Re-pitches off a trigger, months later, often convert better than the original. The prospect didn’t ignore you because you’re irrelevant; they ignored you because the timing didn’t fit. Now the timing fits.

Tone of follow-ups

The tone of a follow-up should be slightly lighter than the original pitch. The original pitch can be intense — it’s earning attention. The follow-up has already earned attention; it should feel like a continuation of a conversation, not an escalation.

Specifically:

  • Never say “just following up.” It’s the most-used follow-up phrase and the recipient has read it 200 times this year. Lead with the new thing you’re offering.
  • Never reset context. As I mentioned in my previous email, my services include… — they got the previous email; you don’t need to re-pitch.
  • Never use “bumping this up” or “in case you missed it.” Both phrases reek of inexperience.
  • Never use guilt. I noticed you didn’t reply is a sentence that ends careers.

When a follow-up arrives too late

A common mistake: you sent the first pitch on Tuesday morning, then realized on Wednesday afternoon that you forgot the follow-up #2 should go on Thursday. Now it’s Friday. Do you send anyway?

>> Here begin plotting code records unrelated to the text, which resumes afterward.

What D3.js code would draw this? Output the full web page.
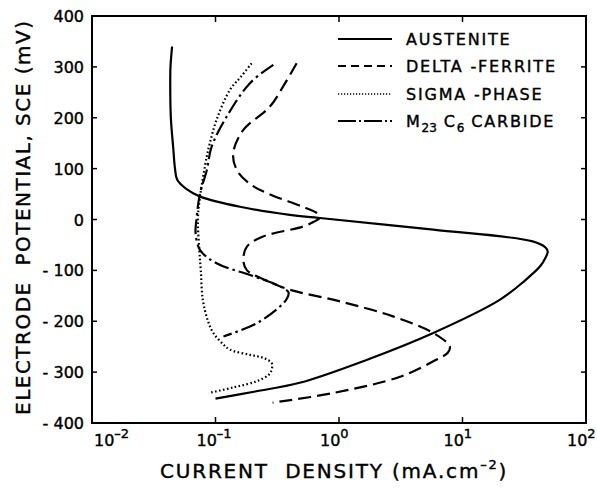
<!DOCTYPE html>
<html>
<head>
<meta charset="utf-8">
<script src="https://cdn.jsdelivr.net/npm/d3@7"></script>
<style>
html,body{margin:0;padding:0;background:#fff;}
text{font-family:"DejaVu Sans",sans-serif;fill:#000;white-space:pre;}
</style>
</head>
<body>
<svg id="chart" width="597" height="490"></svg>
<script>
// ---- data: [potential mV, current density mA.cm-2] ----
const austenite = [[340,0.0445],[300,0.0432],[275,0.043],[200,0.0435],[140,0.0455],[100,0.047],[78,0.049],[60,0.058],[45,0.075],[25,0.158],[9,0.40],[3,0.70],[-20,5.8],[-43,37],[-55,47],[-63,49],[-75,47],[-92,42.5],[-120,32],[-158,20],[-223,5.8],[-276,1.67],[-321,0.48],[-338,0.21],[-352,0.1]];
const deltaFerrite = [[307,0.454],[265,0.36],[222,0.276],[176,0.168],[130,0.139],[97,0.149],[70,0.19],[52,0.26],[25,0.51],[13,0.66],[4,0.70],[-5,0.62],[-14,0.51],[-34,0.24],[-53,0.18],[-79,0.168],[-100,0.18],[-120,0.26],[-138,0.40],[-161,1.02],[-190,2.7],[-223,5.8],[-250,7.9],[-262,7.6],[-275,6.2],[-309,3.12],[-341,0.90],[-360,0.29]];
const sigmaPhase = [[307,0.196],[280,0.16],[255,0.131],[196,0.102],[150,0.090],[124,0.085],[45,0.075],[0,0.072],[-60,0.074],[-100,0.076],[-158,0.079],[-200,0.087],[-223,0.096],[-245,0.115],[-256,0.131],[-266,0.19],[-272,0.244],[-282,0.285],[-295,0.285],[-305,0.27],[-318,0.215],[-330,0.14],[-341,0.088]];
const m23c6 = [[304,0.294],[268,0.19],[202,0.123],[143,0.093],[97,0.085],[52,0.075],[-1,0.070],[-27,0.069],[-60,0.075],[-86,0.102],[-109,0.19],[-125,0.29],[-135,0.354],[-143,0.39],[-155,0.38],[-171,0.333],[-204,0.215],[-230,0.116]];

const yTicks = [400,300,200,100,0,-100,-200,-300,-400];
const xTicks = [-2,-1,0,1,2];
const seriesNames = ["AUSTENITE","DELTA -FERRITE","SIGMA -PHASE","M23C6 CARBIDE"];

// ---- layout ----
const svg = d3.select("#chart");
const L = 92, R = 586, T = 16, B = 423;
const x = d3.scaleLog().domain([0.01,100]).range([L,R]);
const y = d3.scaleLinear().domain([-400,400]).range([B,T]);

// frame
svg.append("rect").attr("x",L).attr("y",T).attr("width",R-L).attr("height",B-T)
  .attr("fill","none").attr("stroke","#000").attr("stroke-width",2);

// ticks (inward)
const g = svg.append("g").attr("stroke","#000").attr("stroke-width",1.5);
yTicks.forEach(v=>{
  g.append("line").attr("x1",L).attr("x2",L+5).attr("y1",y(v)).attr("y2",y(v));
  g.append("line").attr("x1",R).attr("x2",R-5).attr("y1",y(v)).attr("y2",y(v));
});
xTicks.forEach(e=>{
  g.append("line").attr("x1",x(Math.pow(10,e))).attr("x2",x(Math.pow(10,e))).attr("y1",B).attr("y2",B-6);
  g.append("line").attr("x1",x(Math.pow(10,e))).attr("x2",x(Math.pow(10,e))).attr("y1",T).attr("y2",T+6);
});

// y tick labels
yTicks.forEach(v=>{
  svg.append("text").attr("x",L-8).attr("y",y(v)+6).attr("text-anchor","end")
    .attr("font-size",16).attr("stroke","#000").attr("stroke-width",0.4)
    .text(v<0 ? "- " + Math.abs(v) : v);
});
// x tick labels
xTicks.forEach(e=>{
  const t = svg.append("text").attr("x",Math.max(x(Math.pow(10,e))-19, L+2)).attr("y",446)
    .attr("text-anchor","start").attr("font-size",16).attr("stroke","#000").attr("stroke-width",0.4);
  t.append("tspan").text("10");
  t.append("tspan").attr("dy",-8).attr("font-size",13).text(e<0? "\u2013"+Math.abs(e) : e);
});

// axis titles
svg.append("text").attr("transform","translate(30,218) rotate(-90)")
  .attr("text-anchor","middle").attr("font-size",20).attr("stroke","#000").attr("stroke-width",0.4)
  .attr("textLength",394).attr("lengthAdjust","spacing")
  .text("ELECTRODE  POTENTIAL, SCE (mV)");
const xt = svg.append("text").attr("x",160).attr("y",478).attr("font-size",20).attr("letter-spacing",1.8)
  .attr("stroke","#000").attr("stroke-width",0.4);
xt.append("tspan").text("CURRENT  DENSITY (mA.cm");
xt.append("tspan").attr("dy",-9).attr("font-size",13).text("\u20132");
xt.append("tspan").attr("dy",9).text(")");

// curves
const line = d3.line().x(d=>x(d[1])).y(d=>y(d[0])).curve(d3.curveCatmullRom.alpha(0.5));
const styles = [
  {data:austenite, dash:null},
  {data:deltaFerrite, dash:"13,6"},
  {data:sigmaPhase, dash:"1.6,2.4"},
  {data:m23c6, dash:"15,4,2.5,4"}
];
styles.forEach(s=>{
  svg.append("path").attr("d",line(s.data)).attr("fill","none")
    .attr("stroke","#000").attr("stroke-width",2.2)
    .attr("stroke-dasharray",s.dash);
});

// legend
const legY = [45,72,100,127];
styles.forEach((s,i)=>{
  svg.append("line").attr("x1",338).attr("x2",392).attr("y1",legY[i]-6).attr("y2",legY[i]-6)
    .attr("stroke","#000").attr("stroke-width",i===2 ? 1.6 : 2)
    .attr("stroke-dasharray",i===1?"8,5":(i===2?"1.2,1.8":(i===3?"18,3,2,3":null)));
});
const lt = (i)=>svg.append("text").attr("x",406).attr("y",legY[i]).attr("font-size",16)
  .attr("letter-spacing",1.8).attr("stroke","#000").attr("stroke-width",0.4);
lt(0).text(seriesNames[0]);
lt(1).text(seriesNames[1]);
lt(2).text(seriesNames[2]);
const m = lt(3);
m.append("tspan").text("M");
m.append("tspan").attr("dy",5).attr("font-size",12).attr("letter-spacing",0).text("23");
m.append("tspan").attr("dy",-5).text(" C");
m.append("tspan").attr("dy",5).attr("font-size",12).attr("letter-spacing",0).text("6");
m.append("tspan").attr("dy",-5).text(" CARBIDE");
</script>
</body>
</html>
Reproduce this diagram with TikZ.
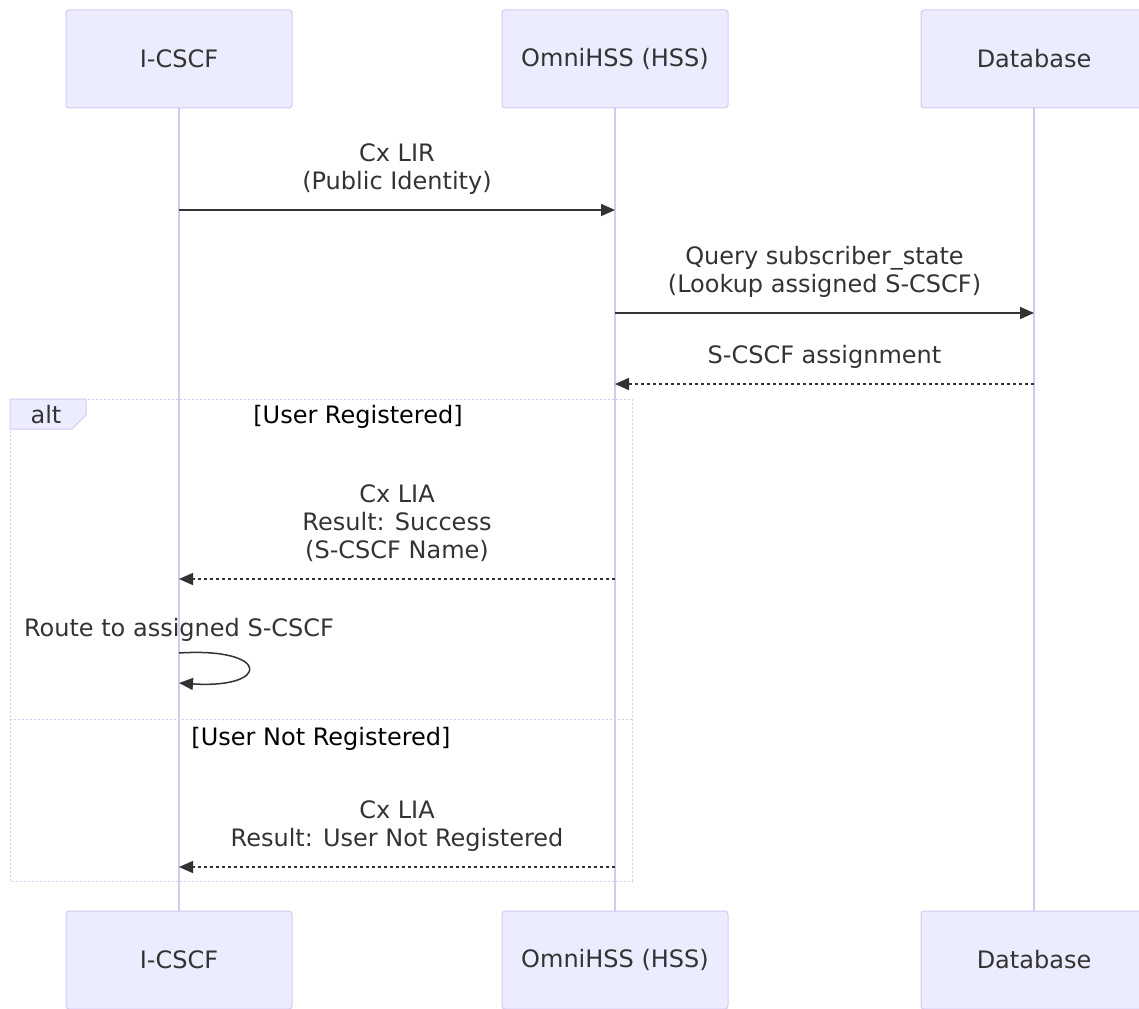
\documentclass[tikz,border=0pt]{standalone}
\usepackage{fontspec}
\setmainfont{DejaVu Sans}
\usetikzlibrary{arrows.meta, positioning, calc}
\definecolor{colActor}{RGB}{236,236,255}
\definecolor{colBorder}{RGB}{214,200,245}
\definecolor{colText}{RGB}{51,51,51}

\begin{document}
\begin{tikzpicture}[
  x=1pt, y=-1pt,
  actor/.style={draw=colBorder, fill=colActor, rounded corners=3pt, line width=1pt,
                minimum width=226pt, minimum height=98pt, text=colText,
                font=\fontsize{24}{28}\selectfont},
  life/.style={draw=colBorder, line width=1.5pt},
  msg/.style={-{Triangle[length=14pt, width=12pt]}, line width=1.5pt, colText},
  reply/.style={msg, dash pattern=on 3pt off 3pt},
  lbl/.style={font=\fontsize{24}{28}\selectfont, text=colText, align=center, inner sep=0pt},
  msglbl/.style={lbl, above=11.5pt, execute at end node=\strut},
  frame/.style={draw=colBorder, line width=1pt, dash pattern=on 2pt off 2pt},
]
\useasboundingbox (0,0) rectangle (1139,1008);

% Actors (top and bottom) with lifelines
\foreach \n/\t/\x in {icscf/I-CSCF/179, hss/OmniHSS (HSS)/615, db/Database/1034} {
  \node[actor] (\n) at (\x,59) {\t};
  \node[actor] (\n-b) at (\x,960) {\t};
  \draw[life] (\n) -- (\n-b);
}

% Rows of the messages
\foreach \r/\y in {1/210, 2/313, 3/384, 4/579, 5/653, 6/683, 7/867} {
  \coordinate (row\r) at (0,\y);
}

% Alt frame
\draw[frame] (10,399) rectangle (632,881);
\draw[frame] (10,719) -- (632,719);
\filldraw[draw=colBorder, fill=colActor, line width=1pt]
  (10,399) -- (86,399) -- (86,415) -- (72,429) -- (10,429) -- cycle;
\node[lbl, anchor=base] (alt) at (46,423) {alt};
\node[lbl, anchor=base, text=black] (reg) at (358,423) {[User Registered]};
\node[lbl, anchor=base, text=black] (notreg) at (321,745) {[User Not Registered]};

% Messages
\draw[msg] (icscf |- row1) -- node[msglbl] {Cx LIR\\(Public Identity)} (hss |- row1);
\draw[msg] (hss |- row2) -- node[msglbl] {Query subscriber\_state\\(Lookup assigned S-CSCF)} (db |- row2);
\draw[reply] (db |- row3) -- node[msglbl] {S-CSCF assignment} (hss |- row3);
\draw[reply] (hss |- row4) -- node[msglbl] {Cx LIA\\Result: Success\\(S-CSCF Name)} (icscf |- row4);

% Self message
\coordinate (r1) at (icscf |- row5);
\coordinate (r2) at (icscf |- row6);
\node[lbl, anchor=base] (route) at ([yshift=17pt]r1) {Route to assigned S-CSCF};
\draw[msg] (r1) .. controls +(92,-6) and +(92,6) .. (r2);

\draw[reply] (hss |- row7) -- node[msglbl] {Cx LIA\\Result: User Not Registered} (icscf |- row7);

\end{tikzpicture}
\end{document}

No. Wait until next Tuesday and send the soft close as the next touch. Out-of-cadence follow-ups feel disjointed to the recipient and re-anchor the thread in a way that almost always backfires. Discipline of cadence is part of the professionalism the recipient is sensing.

The agent in this course schedules all three sends at the right times automatically, so you can’t accidentally miss the window.